Empower.

Our number one goal as a coach or trainer should be to empower. To build confident, independent, accountable, and strong women. Do they know who they are, what they want, what they are capable without you? 

In the sport of gymnastics these athletes get competitive at a very young age. They train a lot of hours before puberty, before they even have a clue of who they are. This is the time where they need their coach to support them, to guide them, to build them up. Often times however, this is the time coaches tell them who they are. We “mold’ them into the athlete that we think they should be that we think they would want. When we do this they get lost in who they are versus who they think they should be. We condition them to become an athlete that is coachable for us.
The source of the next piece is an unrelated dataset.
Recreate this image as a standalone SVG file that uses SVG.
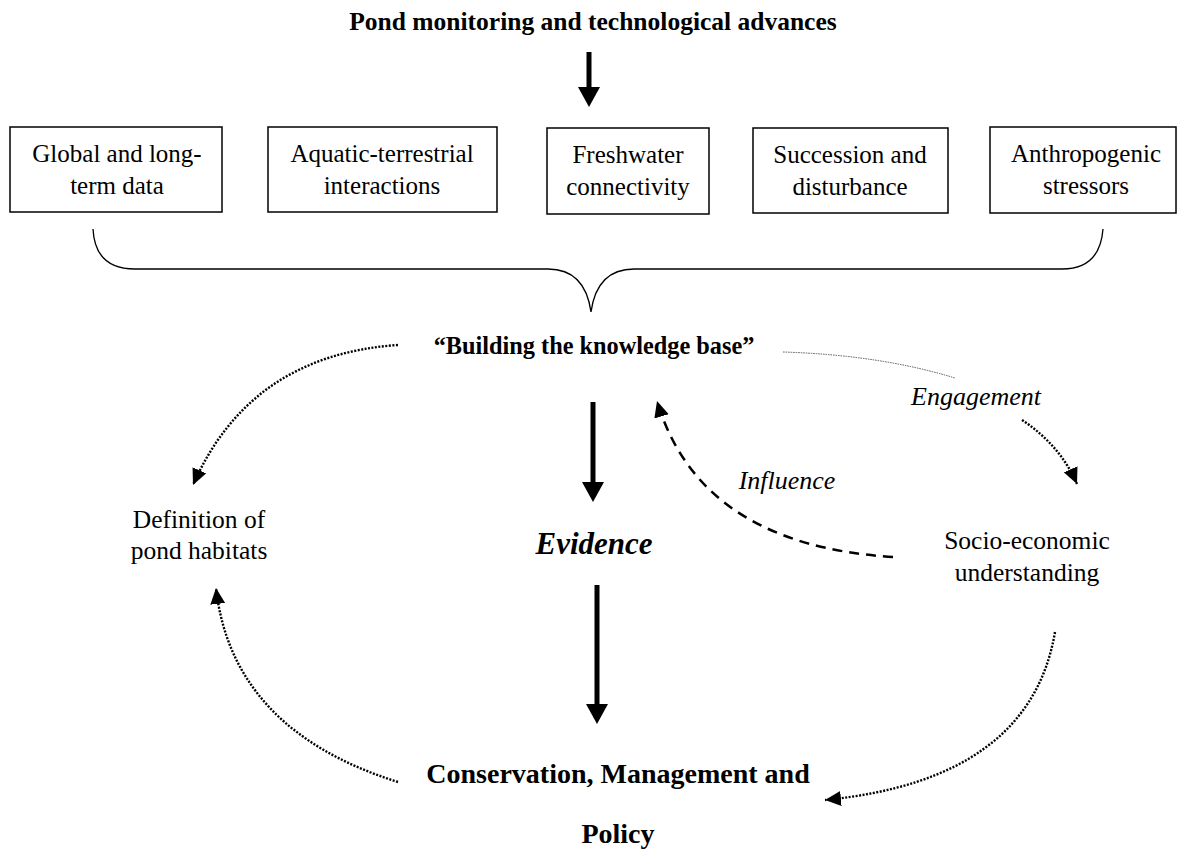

I am going to be real candid here. I hate what the sport of gymnastics can do to girls. Don’t get me wrong it can be amazing and I truly believe that there is no sport like it but I have also seen the realities of it. It takes an unbelievable amount of time to become good at this spot. It does not just occupy them in the gym. It is everywhere. They are thinking about how many series they have to hit at practice tonight when they are suppose to be focused in math class. They are crying themselves to sleep because they can’t figure out why they wont release on the their dismount. This is the reality of the sport. It occupies their brain all of the time, especially when things aren’t going well. 

Now as a coach it is challenging to develop a high level gymnast without training an obscene amount of hours and living in their heads all the time but this is when I ask you, why are you coaching. Again, if you are doing it solely to develop a high level athlete then you are doing it for the wrong reasons. The sport is very short lived in the scheme of life. (I will write another blog about the unrealistic expectations that coaches and parents have) Lets say these athletes make it to collage and that is a big if unfortunately. So they are done at 21? If you develop an athlete purely for the sport then they come into life waiting for someone to tell them what to do, for constant reassurance, thinking perfection is the only option. Fearing any sort mistake, thinking winning is the only option. They think being a gymnast is everything. They still define themselves as a gymnast. Now, I am not talking about them being proud of their accomplishments, they very much should be. I know I am proud of  mine! I am talking about them still seeing themselves as the athlete as the gymnast because they never really learned who they were outside of that. 

This is something that I could talk a long time about but to save you, I will keep it at this. We should not want our athletes to need us in their lives. We should not coach for medals. We should not control our athletes. We need to let them discover who they are. We should coach to empower. Coach so they don’t need us. Coach so they can step into a life outside of the sport and find their way.

I tell my athletes all the time, gymnastics is something you do, not who you are.